Durch den 6:4, 6:3-Erfolg zieht Sabine Lisicki ins Viertelfinale ein. Dort wartet Angelique Kerber.

London - Tennis-Fan Dirk Nowitzki riss in Sabine Lisickis Spieler-Box jubelnd die Arme hoch: Nach einem sensationellen Sieg gegen Top-Favoritin Maria Scharapowa steht die Berlinerin im Viertelfinale von Wimbledon und trifft dort im deutsch-deutschen Duell auf Angelique Kerber. Mit einer 6:4, 6:3-Weltklasse-Vorstellung bezwang die 22 Jahre alte Lisicki die Weltranglisten-Erste aus Russland. Sie nahm damit erfolgreich Revanche für die Halbfinalniederlage aus dem Vorjahr.

Kurz darauf fertigte Kerber im Eiltempo die vierfache Grand-Slam-Turniersiegerin Kim Clijsters aus Belgien mit 6:1, 6:1 ab. Erstmals seit 25 Jahren stehen überhaupt zwei deutsche Damen im Viertelfinale des berühmtesten Tennisturniers der Welt: 1987 waren es Steffi Graf und Claudia Kohde-Kilsch.
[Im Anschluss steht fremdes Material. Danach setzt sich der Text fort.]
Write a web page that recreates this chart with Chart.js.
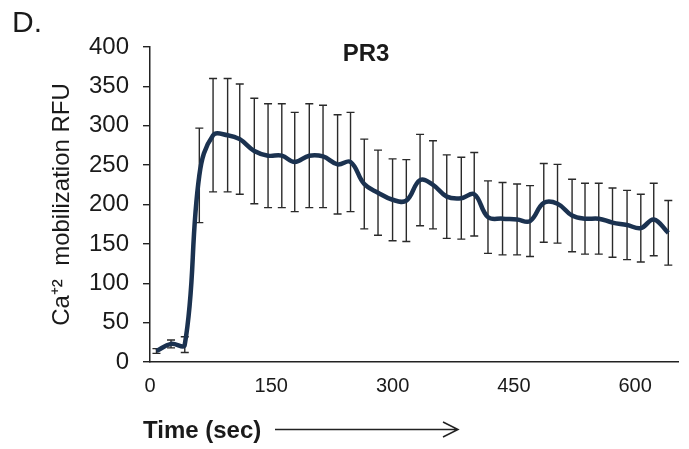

"Das ist einfach mein Lieblingsturnier"

Lisicki verwandelte nach 84 Minuten Spielzeit ihren dritten Matchball per Ass mit dem zweiten Aufschlag und sank weinend auf die Knie. „Es ist wunderbar. Ich habe geweint und gelacht zugleich. Das ist einfach mein Lieblingsturnier“, sagte die Nummer 15 der Tenniswelt. Im vierten Vergleich mit der 25 Jahre alte French-Open-Gewinnerin ging sie zum ersten Mal als Siegerin vom Platz. Sie machte ihren dritten Viertelfinaleinzug bei dem wichtigsten Rasentennisturnier der Welt perfekt. „Ich habe alles gegeben. Mal sehen, was noch möglich ist.“ Fed-Cup-Teamchefin Barbara Rittner meinte fassungslos: „Hammer - Wahnsinn - super überzeugend!“

Und wenig später hatte sie wieder Grund zum Jubeln: Die Weltranglisten-Achte Kerber aus Kiel ließe der früheren Branchenführerin Clijsters auf deren Abschiedstour in nur 49 Minuten nicht den Hauch einer Chance.

"Gegen Schara muss sich Bine sehr steigern, um mithalten zu können"

Scharapowa hatte vorher noch Lisicki respektvoll als „toughe Gegnerin und sehr gute Rasenspielerin“ bezeichnet. Dass sie an der Deutschen scheitern würde, hätten aber die wenigsten für möglich gehalten. Auch Rittner hatte gemeint: „Gegen Schara muss sich Bine sehr steigern, um mithalten zu können.“

Das tat Lisicki. Von Beginn an war sie in dem Powertennis-Duell hellwach und spielte mit äußerst niedriger Fehlerquote. Dazu kam ihr Aufschlag wieder weitaus effektiver als in den ersten drei Runden. Scharapowa machte dagegen bei ungemütlichen Windböen bei den wichtigen Punkten unerklärliche Fehler. Rasch führte Lisicki 4:1.

Auch im Vorjahr hatte die 22-jährige Lisicki in Satz eins einen 3:0-Blitzstart gegen Scharapowa hingelegt, um dann am Ende in zwei Sätzen zu verlieren. Diesmal ließ sie Scharapowa von 5:2 noch auf 5:4 herankommen - behielt aber dann mit einem Break die Nerven bei ihrem erklärten Lieblingsturnier. Auch von einer Regenunterbrechung nach dem zweiten Satz ließ sie sich nicht irritieren. Im Gegenteil: Sie holte sich sofort das Momentum, ein Vorhand-Return-Winner zum 2:0-Break zeigte ihre Extra-Klasse. Der zweite Satz war brillant.

Lisicki zeigte, dass sie sich für große Aufgaben besonders pushen kann. Ihr Formtief der vorigen Wochen hat sie damit endgültig überwunden. Im April hatte sie sich beim WTA-Turnier in Charleston am Knöchel verletzt und anschließend vier Erstrundenpleiten in Serie kassiert, darunter bei den French Open. Vor Wimbledon hatte sie sich extra in ihrer Wahlheimat Florida für eine Woche zum Trainieren in der Akademie von Starcoach Nick Bollettieri zurückgezogen. Mit Erfolg.